» **Task statement**
Copy out all lines that carry the word "chart".

» **Supplied material**
_ _ _ _ _
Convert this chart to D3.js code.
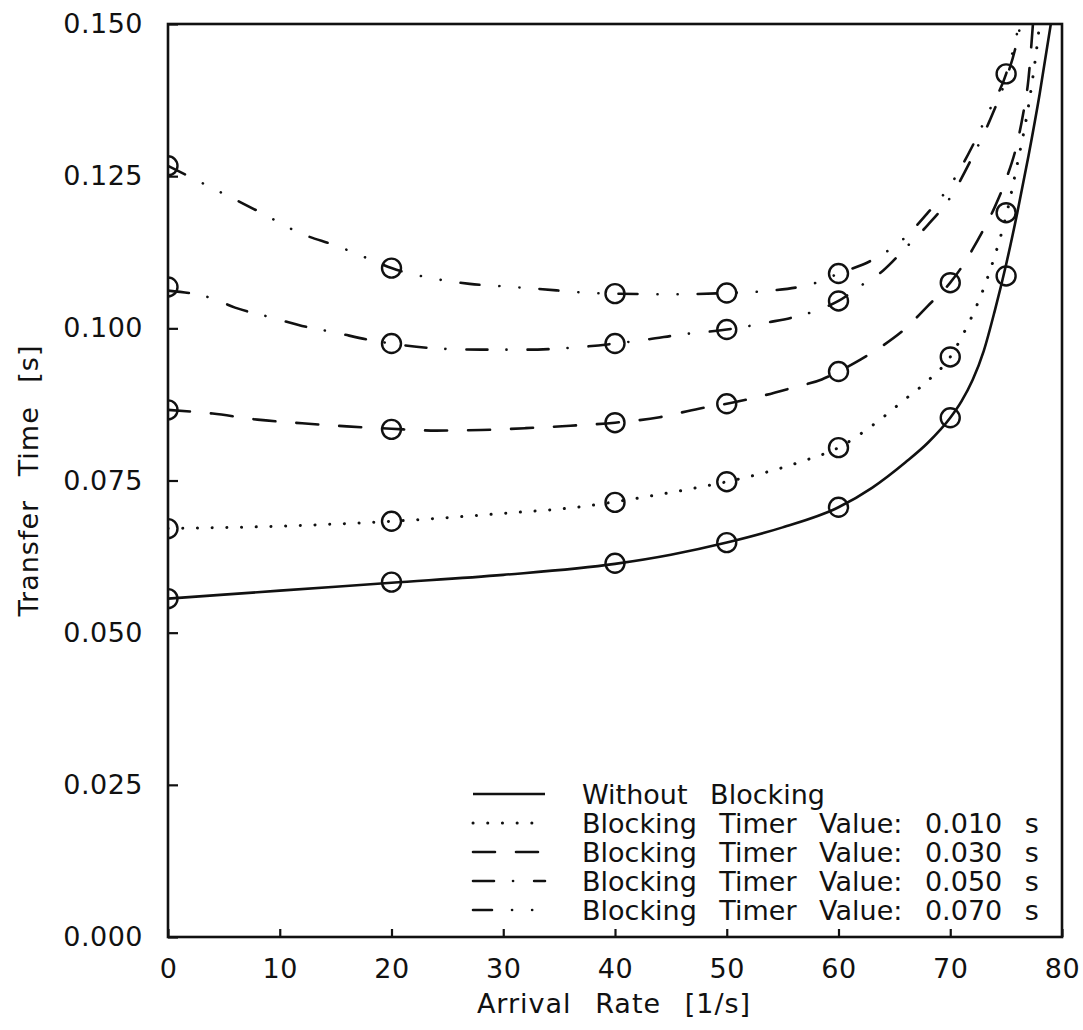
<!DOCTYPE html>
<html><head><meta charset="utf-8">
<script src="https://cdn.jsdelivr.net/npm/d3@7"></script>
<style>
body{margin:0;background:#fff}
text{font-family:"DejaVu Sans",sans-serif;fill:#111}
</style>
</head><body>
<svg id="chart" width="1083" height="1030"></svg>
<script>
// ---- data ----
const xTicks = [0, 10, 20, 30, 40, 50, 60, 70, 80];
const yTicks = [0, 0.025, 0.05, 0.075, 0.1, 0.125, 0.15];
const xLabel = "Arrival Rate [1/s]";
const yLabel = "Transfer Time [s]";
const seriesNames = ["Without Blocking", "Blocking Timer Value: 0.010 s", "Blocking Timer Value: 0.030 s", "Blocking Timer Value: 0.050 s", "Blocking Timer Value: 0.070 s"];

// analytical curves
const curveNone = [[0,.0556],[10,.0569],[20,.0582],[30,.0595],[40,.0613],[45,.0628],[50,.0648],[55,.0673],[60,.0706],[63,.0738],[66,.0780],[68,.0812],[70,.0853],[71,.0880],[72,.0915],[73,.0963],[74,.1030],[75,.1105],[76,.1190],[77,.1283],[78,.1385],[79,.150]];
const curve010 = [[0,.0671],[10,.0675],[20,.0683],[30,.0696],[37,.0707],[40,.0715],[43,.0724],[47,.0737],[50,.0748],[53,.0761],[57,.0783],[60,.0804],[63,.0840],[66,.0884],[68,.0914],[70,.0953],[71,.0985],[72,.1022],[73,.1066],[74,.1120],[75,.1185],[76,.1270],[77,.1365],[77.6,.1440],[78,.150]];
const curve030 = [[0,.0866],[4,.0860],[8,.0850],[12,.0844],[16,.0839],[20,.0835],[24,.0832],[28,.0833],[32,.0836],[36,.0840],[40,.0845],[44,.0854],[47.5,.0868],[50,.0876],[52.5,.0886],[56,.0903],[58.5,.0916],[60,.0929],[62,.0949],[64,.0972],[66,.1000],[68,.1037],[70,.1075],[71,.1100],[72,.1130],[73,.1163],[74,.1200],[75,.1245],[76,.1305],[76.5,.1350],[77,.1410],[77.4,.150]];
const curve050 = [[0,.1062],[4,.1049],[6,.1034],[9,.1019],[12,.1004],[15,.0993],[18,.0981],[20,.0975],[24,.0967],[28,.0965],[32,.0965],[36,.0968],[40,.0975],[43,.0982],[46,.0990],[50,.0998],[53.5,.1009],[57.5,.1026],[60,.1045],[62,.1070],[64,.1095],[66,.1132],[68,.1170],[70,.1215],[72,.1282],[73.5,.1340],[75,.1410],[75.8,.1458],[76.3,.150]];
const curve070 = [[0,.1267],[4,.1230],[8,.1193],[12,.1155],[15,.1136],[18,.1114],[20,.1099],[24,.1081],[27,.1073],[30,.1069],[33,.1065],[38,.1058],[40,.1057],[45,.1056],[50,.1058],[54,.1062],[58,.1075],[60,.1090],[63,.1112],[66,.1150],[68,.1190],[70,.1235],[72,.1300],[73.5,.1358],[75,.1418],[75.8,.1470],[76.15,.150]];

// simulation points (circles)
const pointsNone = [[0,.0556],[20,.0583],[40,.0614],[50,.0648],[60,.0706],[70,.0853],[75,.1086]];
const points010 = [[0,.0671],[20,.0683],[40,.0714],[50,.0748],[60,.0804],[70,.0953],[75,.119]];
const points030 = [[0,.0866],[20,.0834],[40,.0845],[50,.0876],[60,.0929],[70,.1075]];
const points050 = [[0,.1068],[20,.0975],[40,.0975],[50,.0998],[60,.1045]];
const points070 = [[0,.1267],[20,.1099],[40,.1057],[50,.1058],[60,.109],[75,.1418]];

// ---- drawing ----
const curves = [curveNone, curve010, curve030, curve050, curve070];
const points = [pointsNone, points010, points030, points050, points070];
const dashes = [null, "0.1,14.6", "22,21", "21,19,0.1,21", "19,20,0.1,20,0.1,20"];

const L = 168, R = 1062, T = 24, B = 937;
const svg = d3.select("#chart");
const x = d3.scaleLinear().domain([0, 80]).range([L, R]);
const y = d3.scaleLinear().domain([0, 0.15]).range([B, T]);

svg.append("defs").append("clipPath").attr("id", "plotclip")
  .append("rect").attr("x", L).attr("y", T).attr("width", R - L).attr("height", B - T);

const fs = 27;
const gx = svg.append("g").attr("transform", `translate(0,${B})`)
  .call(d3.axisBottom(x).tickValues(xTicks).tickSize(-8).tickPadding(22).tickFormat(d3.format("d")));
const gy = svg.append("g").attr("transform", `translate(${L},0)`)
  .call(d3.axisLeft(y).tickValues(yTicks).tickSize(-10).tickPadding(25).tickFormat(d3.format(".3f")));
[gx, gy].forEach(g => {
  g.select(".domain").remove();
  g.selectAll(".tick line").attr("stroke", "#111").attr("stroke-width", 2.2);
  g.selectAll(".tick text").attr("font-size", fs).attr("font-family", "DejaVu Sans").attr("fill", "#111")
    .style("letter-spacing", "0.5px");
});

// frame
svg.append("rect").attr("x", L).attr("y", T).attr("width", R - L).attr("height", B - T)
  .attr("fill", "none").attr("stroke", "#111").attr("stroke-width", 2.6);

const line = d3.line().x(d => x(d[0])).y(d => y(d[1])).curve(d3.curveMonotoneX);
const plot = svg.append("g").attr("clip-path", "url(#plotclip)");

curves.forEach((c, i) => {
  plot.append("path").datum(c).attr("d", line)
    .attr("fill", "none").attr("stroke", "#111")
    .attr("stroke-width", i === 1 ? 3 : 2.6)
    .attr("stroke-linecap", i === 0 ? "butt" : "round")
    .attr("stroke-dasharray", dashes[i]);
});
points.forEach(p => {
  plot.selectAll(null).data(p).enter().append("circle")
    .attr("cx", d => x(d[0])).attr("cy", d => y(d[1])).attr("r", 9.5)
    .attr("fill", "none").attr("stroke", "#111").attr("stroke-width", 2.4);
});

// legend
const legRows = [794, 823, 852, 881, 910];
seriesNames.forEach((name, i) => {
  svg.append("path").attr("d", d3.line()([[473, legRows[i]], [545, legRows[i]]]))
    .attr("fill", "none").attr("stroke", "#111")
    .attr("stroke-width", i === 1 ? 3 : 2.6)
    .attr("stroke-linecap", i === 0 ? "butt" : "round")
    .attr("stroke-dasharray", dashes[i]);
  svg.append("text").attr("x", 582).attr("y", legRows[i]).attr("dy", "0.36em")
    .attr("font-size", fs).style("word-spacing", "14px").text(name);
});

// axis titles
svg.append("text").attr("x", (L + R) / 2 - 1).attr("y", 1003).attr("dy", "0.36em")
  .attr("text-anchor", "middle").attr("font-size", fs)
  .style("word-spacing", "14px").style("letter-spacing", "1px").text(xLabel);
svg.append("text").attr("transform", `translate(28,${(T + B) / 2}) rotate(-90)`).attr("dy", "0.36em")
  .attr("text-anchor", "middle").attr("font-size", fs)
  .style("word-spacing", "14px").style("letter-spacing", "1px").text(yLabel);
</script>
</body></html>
_ _ _ _ _
» **Solved problem**
Convert this chart to D3.js code.
<svg id="chart" width="1083" height="1030"></svg>
const svg = d3.select("#chart");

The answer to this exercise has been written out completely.